WHEN THE BOAT COMES IN – TV WEEK
An Australian TV Week Article on the UK show from 16 April 1977.
FANS of The Likely Lads are seeing their comic hero James Bolam in a totally different light – as star of the ABC’s latest top-rating serial, When The Boat Comes In. And, in the grasping, ambitious union leader, Jack Ford, they’re getting a far truer glimpse of the real Bolam than they did when he was the bumbling, bachelor, bird-chasing Terry Collier.
There’s an added piquancy in The Boat, too. Bolam’s opposite female number, Susan Jameson, who plays his true love Jessie, is in life the only woman in the turbulent actor’s life. They have a seven-month-old daughter and live together in Fulham, a South London suburb.
The 13-part BBC series written mainly by Callan scripter James Mitchell is already proving as much of a ratings winner in Australia as it did earlier in Britain. The story centres on the rise of Jack Ford, who’s just been discharged from the army after witnessing the horrors of World War I. It’s 1919 and the politicians are promising everyone a land fit for heroes to live in. But Jack is sceptical and his latent cynicism needs very little to develop into the characteristic that dominates his every move. Along the way he meets Jessie Seaton, a young socialist-minded teacher with a strong sense of duty to the community. Through her, he’s introduced to the rest of her family, a richly varied yet remarkably believable clan. Pervading all is the desperate poverty and class oppression of north-east England’s Tyneside, a condition Jack is determined to leave by whatever means are at his disposal.
Bolam, himself, has fallen foul of the strongly jingoistic Tynesiders in his time. In 1975, during filming of a full-length feature film of The Likely Lads, he verbally slammed the region that had helped to make him famous and which, incidentally, is his birthplace. “I got the last possible train up here and I’ll be getting the first possible train back,” he said. I have no special sentiment about coming back to the north-east.-A job is a job and when it’s finished I’ll be glad to get back to my home in Fulham.” Predictably, the remarks caused a storm of criticism from the natives. “He is being ungracious to a part of the world that has treated him with affection,” said one irate councillor. “Bolam rose to fame on his north-east image. The Likely Lads are regarded up here as a bit of Tyneside folklore, and he has done very well out of that.” But Bolam was unrepentant. In true style he simply commented through an intermediary, of course that he didn’t wish to retract anything but didn’t wish to discuss it, either.”
But that sums up James Bolam 37 years old, a professional to the core and a virtual recluse. He never gives interviews and is extremely jealous of the private life he shares with Susan Jameson and their daughter. His extraordinary talent has granted him superstar status but he has shunned all its trappings.

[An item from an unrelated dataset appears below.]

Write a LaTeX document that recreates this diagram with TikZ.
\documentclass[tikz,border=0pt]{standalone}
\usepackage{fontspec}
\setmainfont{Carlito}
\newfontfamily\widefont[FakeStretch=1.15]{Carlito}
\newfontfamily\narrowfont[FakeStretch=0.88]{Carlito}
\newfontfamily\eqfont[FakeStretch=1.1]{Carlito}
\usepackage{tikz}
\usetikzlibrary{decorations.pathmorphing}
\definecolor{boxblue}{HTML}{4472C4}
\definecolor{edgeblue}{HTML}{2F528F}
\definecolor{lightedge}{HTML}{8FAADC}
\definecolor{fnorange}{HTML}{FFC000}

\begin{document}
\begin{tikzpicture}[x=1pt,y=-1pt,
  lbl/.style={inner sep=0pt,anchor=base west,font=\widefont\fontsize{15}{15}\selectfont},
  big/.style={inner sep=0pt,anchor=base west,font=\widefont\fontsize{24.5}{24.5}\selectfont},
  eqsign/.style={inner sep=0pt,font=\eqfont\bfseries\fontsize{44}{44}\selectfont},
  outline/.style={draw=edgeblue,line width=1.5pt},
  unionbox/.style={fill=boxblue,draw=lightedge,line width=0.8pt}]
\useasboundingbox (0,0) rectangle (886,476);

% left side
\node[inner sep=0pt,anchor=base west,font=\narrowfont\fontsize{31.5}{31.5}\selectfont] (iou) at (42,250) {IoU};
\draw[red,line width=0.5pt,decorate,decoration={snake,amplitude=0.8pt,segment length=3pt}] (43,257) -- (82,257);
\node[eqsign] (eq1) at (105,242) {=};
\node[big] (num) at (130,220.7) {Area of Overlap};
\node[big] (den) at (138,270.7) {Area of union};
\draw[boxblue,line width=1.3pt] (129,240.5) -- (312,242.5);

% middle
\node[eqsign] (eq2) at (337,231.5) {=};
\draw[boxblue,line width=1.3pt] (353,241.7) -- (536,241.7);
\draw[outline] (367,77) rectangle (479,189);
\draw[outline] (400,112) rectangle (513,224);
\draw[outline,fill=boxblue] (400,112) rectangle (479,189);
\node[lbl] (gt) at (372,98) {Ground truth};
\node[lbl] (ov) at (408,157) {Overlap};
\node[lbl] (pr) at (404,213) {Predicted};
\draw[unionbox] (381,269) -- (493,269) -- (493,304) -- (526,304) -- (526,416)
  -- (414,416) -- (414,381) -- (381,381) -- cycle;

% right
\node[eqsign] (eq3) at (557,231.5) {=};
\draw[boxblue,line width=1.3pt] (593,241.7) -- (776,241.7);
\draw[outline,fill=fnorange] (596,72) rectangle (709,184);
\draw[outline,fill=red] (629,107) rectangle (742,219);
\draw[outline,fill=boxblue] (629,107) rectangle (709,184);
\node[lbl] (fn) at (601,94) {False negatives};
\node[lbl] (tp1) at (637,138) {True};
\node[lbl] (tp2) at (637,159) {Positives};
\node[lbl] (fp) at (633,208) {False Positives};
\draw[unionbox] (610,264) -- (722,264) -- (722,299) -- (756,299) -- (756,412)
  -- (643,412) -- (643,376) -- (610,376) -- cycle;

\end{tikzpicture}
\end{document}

His undoubted talent and versatility was recognised early. James Mitchell a prolific fiction writer even before he received widespread acclaim for the Callan series talks of Bolam “ticking away like a time bomb”.
“Everyone seems to work twice as hard when they are with him,” Mitchell says. He goes for perfection. If things don’t go right he gets upset.”
But why the comic Bolam for the tough role of Jack Ford – a man who is determined and dangerous, but so very attractive as well? “We needed someone with an authentic Geordie accent who could be a devious charmer,” says Mitchell. ‘There was only James, it had to be him. He’s no Robert Redford, but the ladies love him. The aggression or the fantastic charm are there whenever he wants to turn them on. “He’s also the unobtainable to women a man’s man.” Dick Clement, who created The Likely Lads with co-scripter lan La Frenais, admires Bolam, now a close friend, as a serious actor first and foremost but a puzzle, personally. “Some actors love the glamor of it all. He’s not interested,” says Clement. “He just wants to be judged as an actor and he’s not concerned about the public knowing what socks he wears or what cereals he eats for breakfast.”
This passionate desire for privacy has naturally spilled over to Susan Jameson. She, like Bolam, came up through the tough ranks of British repertory. She trained at the Birmingham School Of Speech And Drama, and had her first professional appointment in The Diary Of Ann Frank, in Somerset. From there, she worked around the country and appeared on television numerous times in series such as Z Cars, The Dick Emery Show and Coronation Street.
Bolam’s first stage appearance was at London’s distinguished Royal Court Theatre and this began a career that has since spanned many stage appearances, both in Britain and New York, and numerous film performances including A Kind Of Loving, Half A Sixpence, Murder Most Foul, 0 Lucky Man and a film version of In Celebration with Alan Bates.